WILKES-BARRE – A former Penn State Wilkes-Barre professor who was fired for plagiarism has appealed a Luzerne County judge's ruling that dismissed a lawsuit he filed against the university.
Mohamad Nouri of McLean, Va., filed suit in 2006, alleging two university officials improperly revealed information about the plagiarism case that led another college to revoke an employment offer.
Judge Lesa Gelb recently dismissed the lawsuit, finding that Nouri had not presented evidence to support his allegation that the university officials acted in bad faith.
Nouri, a mathematics professor, was fired in April 2004 after an investigation revealed he had plagiarized the work of other professors and students.
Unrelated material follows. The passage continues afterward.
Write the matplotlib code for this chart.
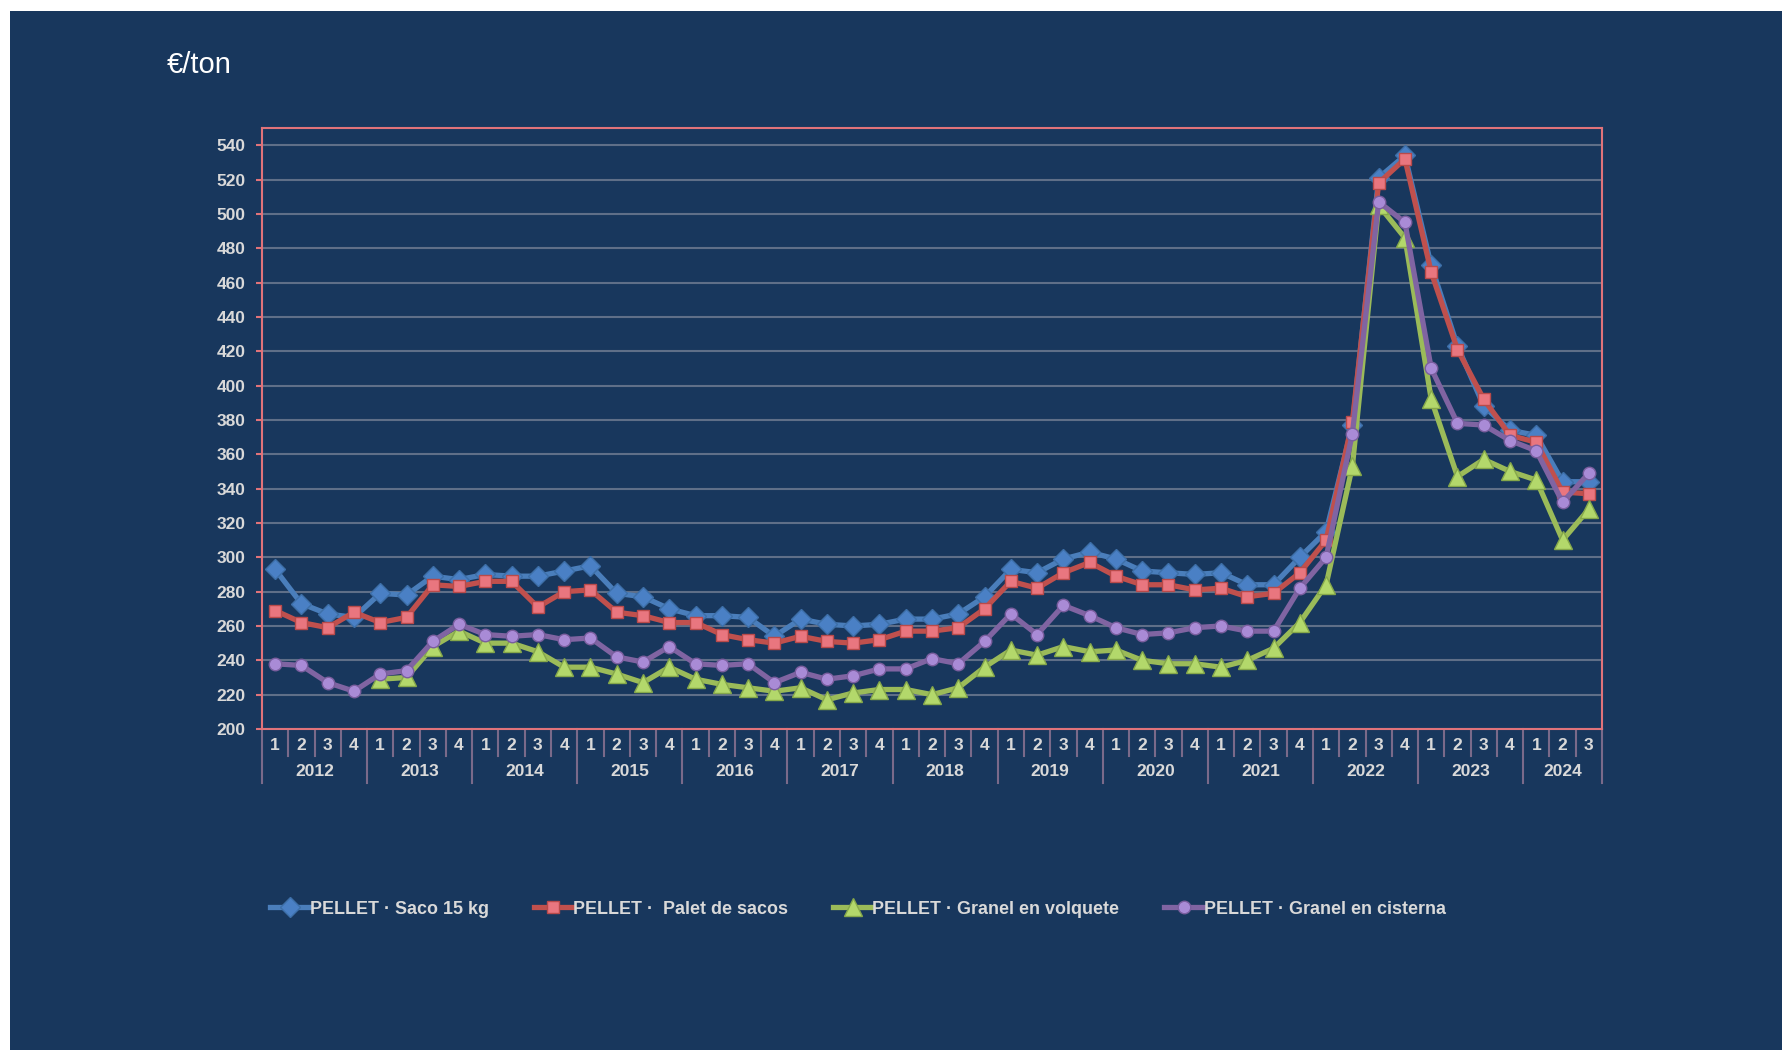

According to court papers, Nouri was offered a position at Catholic University for the 2005-06 academic year. The college later revoked that offer based on information it obtained about the Penn State plagiarism case.
Nouri alleged two Penn State Wilkes-Barre officials, Rodney Erickson, vice provost, and Mary Hines, chancellor, interfered with his contractual relationship with Catholic University by revealing information about the case to Dr. John Convey, the provost at Catholic University.
In a June 29 opinion dismissing the case, Gelb said pre-trial evidence showed that Convey learned about the plagiarism case when he came across a website run by Nouri that contained news articles about his termination.
In an affidavit, Convey said he had spoken to Erikson, but that Erickson only confirmed that the news articles were accurate.
Gelb noted civil law statutes say an employer may be liable for disclosing information about an employee only if the information is false or misleading. If the employer acted in good faith, it is immune from liability.
In Nouri's case, Gelb said it was clear that Convey based his decision on information he obtained from articles posted on Nouri's website.
"The only evidence established by the plaintiff confirms that he disclosed his website and his problems at Pennsylvania State University to members of Catholic University. This evidence does not in any way establish that Penn State or Dr. Erickson did anything inappropriate," Gelb said.
Gelb also dismissed the case against Hines, finding that, contrary to Nouri's allegations, Hines was not even employed at Penn State at the time Convey was alleged to have spoken to her.
Nouri, acting as his own attorney, filed an appeal Monday of Gelb's ruling to the state Superior Court.